> [Available data]
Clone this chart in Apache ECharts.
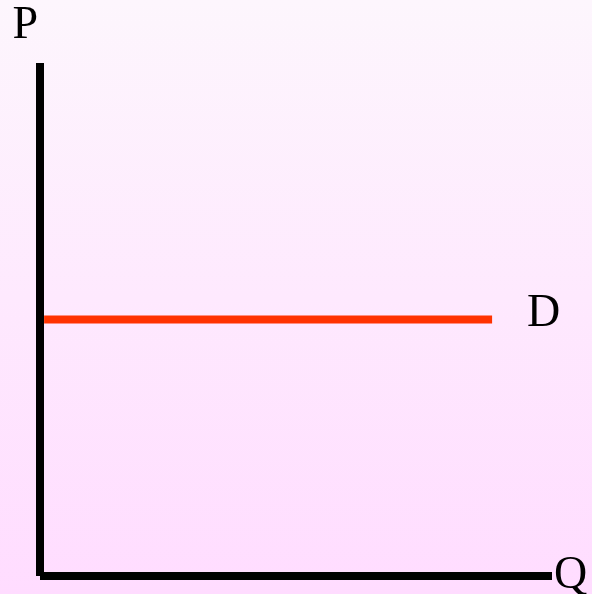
<!DOCTYPE html>
<html>
<head>
<meta charset="utf-8">
<script src="https://cdn.jsdelivr.net/npm/echarts@6/dist/echarts.min.js"></script>
<style>
  html, body { margin: 0; padding: 0; }
  #chart { width: 592px; height: 594px; }
</style>
</head>
<body>
<div id="chart"></div>
<script>
// horizontal demand curve: quantity range and constant price
let quantity = [0.8, 88.3];
let price = [50, 50];
let axisNames = { x: 'Q', y: 'P' };
let curveName = 'D';

let chart = echarts.init(document.getElementById('chart'));
let serif = '"Liberation Serif", "Times New Roman", serif';

let options = {
  backgroundColor: {
    type: 'linear', x: 0, y: 0, x2: 0, y2: 1,
    colorStops: [
      { offset: 0, color: '#fdf6fd' },
      { offset: 1, color: '#ffdcff' }
    ]
  },
  animation: false,
  grid: { left: 40, right: 40, top: 63, bottom: 18, outerBoundsMode: 'none', containLabel: false },
  xAxis: {
    type: 'value',
    min: 0,
    max: 100,
    name: axisNames.x,
    nameLocation: 'end',
    nameGap: 2,
    nameTextStyle: { fontFamily: serif, fontSize: 46, color: '#000', verticalAlign: 'middle', padding: [0, 0, 4, 0] },
    axisLine: { lineStyle: { color: '#000', width: 8, cap: 'butt' } },
    axisTick: { show: false },
    axisLabel: { show: false },
    splitLine: { show: false }
  },
  yAxis: {
    type: 'value',
    min: 0,
    max: 100,
    name: axisNames.y,
    nameLocation: 'end',
    nameGap: 14,
    nameTextStyle: { fontFamily: serif, fontSize: 46, color: '#000', align: 'right', padding: [0, 2, 0, 0] },
    axisLine: { show: true, lineStyle: { color: '#000', width: 8, cap: 'butt' } },
    axisTick: { show: false },
    axisLabel: { show: false },
    splitLine: { show: false }
  },
  series: [
    {
      name: curveName,
      type: 'line',
      data: quantity.map((q, i) => [q, price[i]]),
      symbol: 'none',
      lineStyle: { color: '#ff3300', width: 8, cap: 'butt' },
      endLabel: {
        show: true,
        formatter: curveName,
        distance: 35,
        offset: [0, -6],
        fontFamily: serif,
        fontSize: 46,
        color: '#000'
      }
    }
  ]
};

chart.setOption(options);
</script>
</body>
</html>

> [Your instructions] Write out exactly the opening lines of the data, stopping after the line that holds "let curveName = 'D';". Exclude pictures.

> [Complete output]
Clone this chart in Apache ECharts.
<!DOCTYPE html>
<html>
<head>
<meta charset="utf-8">
<script src="https://cdn.jsdelivr.net/npm/echarts@6/dist/echarts.min.js"></script>
<style>
  html, body { margin: 0; padding: 0; }
  #chart { width: 592px; height: 594px; }
</style>
</head>
<body>
<div id="chart"></div>
<script>
// horizontal demand curve: quantity range and constant price
let quantity = [0.8, 88.3];
let price = [50, 50];
let axisNames = { x: 'Q', y: 'P' };
let curveName = 'D';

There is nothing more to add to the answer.